TVKmiscellaneous #10
february 2008

Nippon Electric Company
1980

Although NEC always was more industry oriented than Sony or Pioneer, like Toshiba or Matsushita, the 1980 graph above nevertheless shows well the growth of consumer audio up to the end of the "golden age" and the minimal proportion of said market segment compared to telecomunications, data processing or industry activities. Sony, for instance, published several similar graphs throughout the 1970s which showed about the same order of things: audio is a small portion and serious audio is nearly... infinitesimal. The proportion of domestic vs. overseas is also interesting to see.

It is thus no wonder that, first of all, japanese high-end audio quickly went south after the second market crash of the early 1990s. And even more fascinating Panasonic kept Technics alive until 2005, at a time all others already had either vanished (Akai), completely cut down on audiophilia (Sony, Pioneer), almost disappeared from visible sight (Kenwood, Victor) while the remaining ones already had once again changed ownership and /or struggled to keep some identity and market share (Marantz, Luxman). Tiny outlets like Onkyo or Accuphase don't even count within such proportions...

NEC entered "serious" hifi in 1978/79 but 1980 itself proved to be a sort of standstill for everybody. Only the upcoming CD format gave hopes of renewed growth. It worked well until the first 1987 crash and maintained itself as demand was still there. But the same problem that had surfaced in the very late 1970s reappeared just before and after 1992 : the market was completely saturated and costs were again rising high. Time to build less drastically, to cut on shipping costs rising due to weight, to reduce lineups or even shelve them. - or stop making quality audio.
The music-making audio components we all cherish always, always, were a microscopic spot in the greater schemes of industries - which makes these units even more, literally, exceptional.

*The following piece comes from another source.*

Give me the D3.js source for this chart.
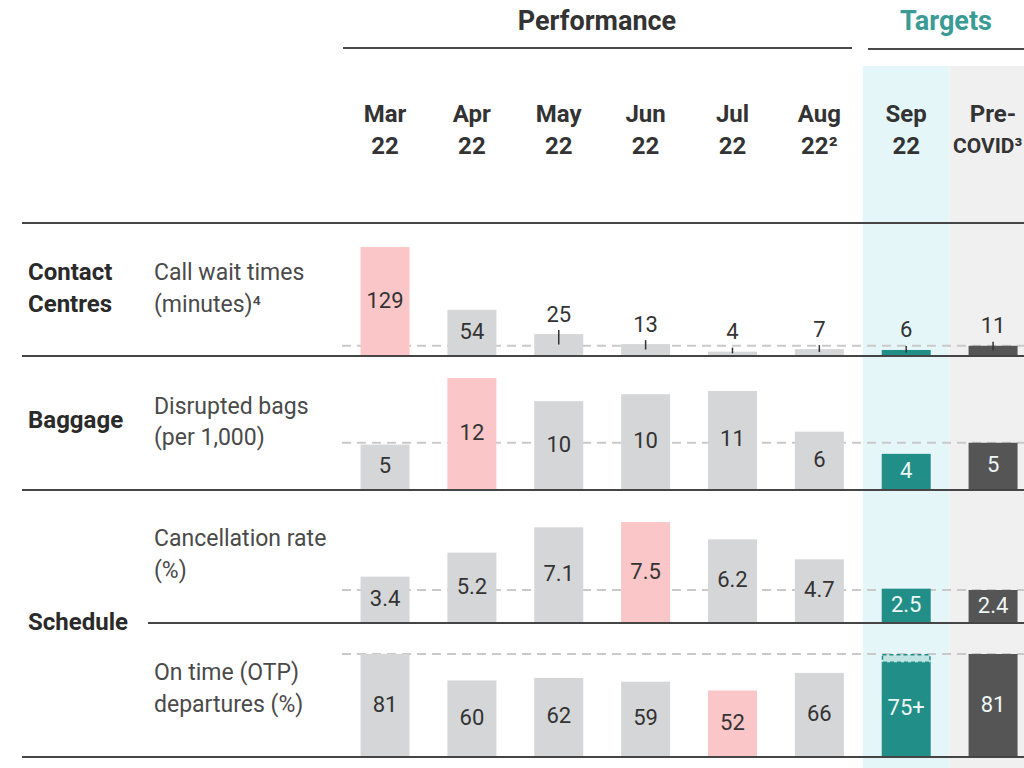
<!DOCTYPE html>
<html><head><meta charset="utf-8">
<script src="https://cdn.jsdelivr.net/npm/d3@7"></script>
<style>body{margin:0;background:#fff}svg{display:block;font-family:Roboto,"Noto Sans",sans-serif}</style>
</head><body><svg id="c" width="1024" height="768"></svg>
<script>
// ---- data ----
const colLine1 = ["Mar","Apr","May","Jun","Jul","Aug","Sep","Pre-"];
const colLine2 = ["22","22","22","22","22","22\u00B2","22","COVID\u00B3"];
const colKind = ["perf","perf","perf","perf","perf","perf","target","precovid"];
const callWait = [129,54,25,13,4,7,6,11];
const callWaitLabels = ["129","54","25","13","4","7","6","11"];
const bags = [4.8,12,9.5,10.25,10.6,6.2,3.8,5];
const bagsLabels = ["5","12","10","10","11","6","4","5"];
const cancel = [3.4,5.2,7.1,7.5,6.2,4.7,2.5,2.4];
const cancelLabels = ["3.4","5.2","7.1","7.5","6.2","4.7","2.5","2.4"];
const otp = [81,60,62,59,52,66,75,81];
const otpLabels = ["81","60","62","59","52","66","75+","81"];
const worstIndex = [0,1,3,4]; // worst performance month per row

const svg = d3.select("#c");
const C = {grey:"#d5d6d8", pink:"#fac6c7", teal:"#218f87", dark:"#555555",
  line:"#454545", text:"#333333", sub:"#4a4a4a", tealText:"#3a9b94",
  sepBg:"#e5f6f8", preBg:"#f0f0f0", dash:"#c9c9c9"};

const x = d3.scaleBand().domain(d3.range(8)).range([341.6,1036.5]).paddingInner(0.436).paddingOuter(0.218);
const step = x.step(), bw = x.bandwidth();
const colLeft = i => x(i) - (step - bw)/2;

// column backgrounds
svg.append("rect").attr("x",colLeft(6)).attr("y",66).attr("width",step).attr("height",702).attr("fill",C.sepBg);
svg.append("rect").attr("x",colLeft(7)).attr("y",66).attr("width",step).attr("height",702).attr("fill",C.preBg);

// header
svg.append("text").attr("x",597).attr("y",21).attr("text-anchor","middle").attr("dominant-baseline","central")
  .attr("font-size",27).attr("font-weight","bold").attr("fill",C.text).text("Performance");
svg.append("text").attr("x",946).attr("y",21).attr("text-anchor","middle").attr("dominant-baseline","central")
  .attr("font-size",27).attr("font-weight","bold").attr("fill",C.tealText).text("Targets");
svg.append("line").attr("x1",343).attr("x2",852).attr("y1",48).attr("y2",48).attr("stroke",C.sub).attr("stroke-width",2);
svg.append("line").attr("x1",868).attr("x2",1024).attr("y1",49).attr("y2",49).attr("stroke",C.sub).attr("stroke-width",2);

const cols = svg.append("g");
colLine1.forEach((t,i)=>{
  const cx = x(i)+bw/2;
  cols.append("text").attr("x",cx).attr("y",114).attr("text-anchor","middle").attr("dominant-baseline","central")
    .attr("font-size",24).attr("font-weight","bold").attr("fill",C.text).text(t);
  const t2 = cols.append("text").attr("y",146).attr("dominant-baseline","central")
    .attr("font-weight","bold").attr("fill",C.text).text(colLine2[i]);
  if(i===7){ t2.attr("x",953).attr("font-size",21); }
  else { t2.attr("x",cx).attr("text-anchor","middle").attr("font-size",24); }
});

// separator lines
[[22,223],[22,356],[22,490],[148,623],[22,757]].forEach(([x1,y])=>{
  svg.append("line").attr("x1",x1).attr("x2",1024).attr("y1",y).attr("y2",y).attr("stroke",C.line).attr("stroke-width",2);
});

// left labels
function lab(txt,xx,y,bold){
  svg.append("text").attr("x",xx).attr("y",y).attr("dominant-baseline","central")
    .attr("font-size",bold?24:23).attr("font-weight",bold?"bold":"normal").attr("fill",bold?"#2a2a2a":C.sub).text(txt);
}
lab("Contact",28,272,true); lab("Centres",28,304,true);
lab("Call wait times",154,272,false); lab("(minutes)\u2074",154,304,false);
lab("Baggage",28,420,true);
lab("Disrupted bags",154,406,false); lab("(per 1,000)",154,437,false);
lab("Schedule",28,622,true);
lab("Cancellation rate",154,538,false); lab("(%)",154,570,false);
lab("On time (OTP)",154,672,false); lab("departures (%)",154,704,false);

// rows
const rows = [
  {vals:callWait, labels:callWaitLabels, max:129, base:355, top:247},
  {vals:bags, labels:bagsLabels, max:12, base:489, top:378},
  {vals:cancel, labels:cancelLabels, max:7.5, base:622, top:522},
  {vals:otp, labels:otpLabels, max:81, base:756, top:654}
];
rows.forEach((r,ri)=>{
  const y = d3.scaleLinear().domain([0,r.max]).range([r.base,r.top]);
  const g = svg.append("g");
  // pre-COVID reference dashed line
  g.append("line").attr("x1",342).attr("x2",1024).attr("y1",y(r.vals[7])).attr("y2",y(r.vals[7]))
    .attr("stroke",C.dash).attr("stroke-width",2).attr("stroke-dasharray","9,6");
  r.vals.forEach((v,i)=>{
    const fill = colKind[i]==="target"?C.teal:colKind[i]==="precovid"?C.dark:(worstIndex[ri]===i?C.pink:C.grey);
    const top = y(v), h = r.base - top;
    g.append("rect").attr("x",x(i)).attr("y",top).attr("width",bw).attr("height",h).attr("fill",fill);
    const cx = x(i)+bw/2;
    const light = colKind[i]!=="perf";
    if(h >= 28){
      g.append("text").attr("x",cx).attr("y",top+h/2-1).attr("text-anchor","middle").attr("dominant-baseline","central")
        .attr("font-size",22).attr("fill",light?"#eef7f6":C.text).text(r.labels[i]);
    } else {
      g.append("line").attr("x1",cx).attr("x2",cx).attr("y1",top-4).attr("y2",top+h/2)
        .attr("stroke",C.text).attr("stroke-width",1.5);
      g.append("text").attr("x",cx).attr("y",top-20).attr("text-anchor","middle").attr("dominant-baseline","central")
        .attr("font-size",22).attr("fill",C.text).text(r.labels[i]);
    }
    // "+" target extension up to pre-COVID level
    if(r.labels[i].endsWith("+")){
      g.append("rect").attr("x",x(i)+0.75).attr("y",y(r.vals[7])+0.75).attr("width",bw-1.5).attr("height",top-y(r.vals[7]))
        .attr("fill","#bfe4e1").attr("stroke",C.teal).attr("stroke-width",1.5).attr("stroke-dasharray","4,3");
    }
  });
});
</script></body></html>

NEC build exceptional components but always made more money with satellites and cash-registers. By 1996, NEC Audio was gone. Along it went earlier-absorbed Fujiya Audio Ltd. which had designed and built the Nakamichi Dragon CT and many more archives and souvenirs.
What's left of a once flourishing industry is now in the hands of those that lost the first battle: europeans and americans. The prices aren't the same, though, and the quality/price ratio seems to be definitively in the out-of-hand range to say the least.

This page is made with a 1980 USA corporate leaflet presenting all of NEC's activities in the world.

Founded in 1899, NEC had in 1980 a payroll consisting of 60,481 people ; the chief officer was Koji Kobayashi and the president Tadao Tanaka ; capitalization was 188M$ (or 41B¥).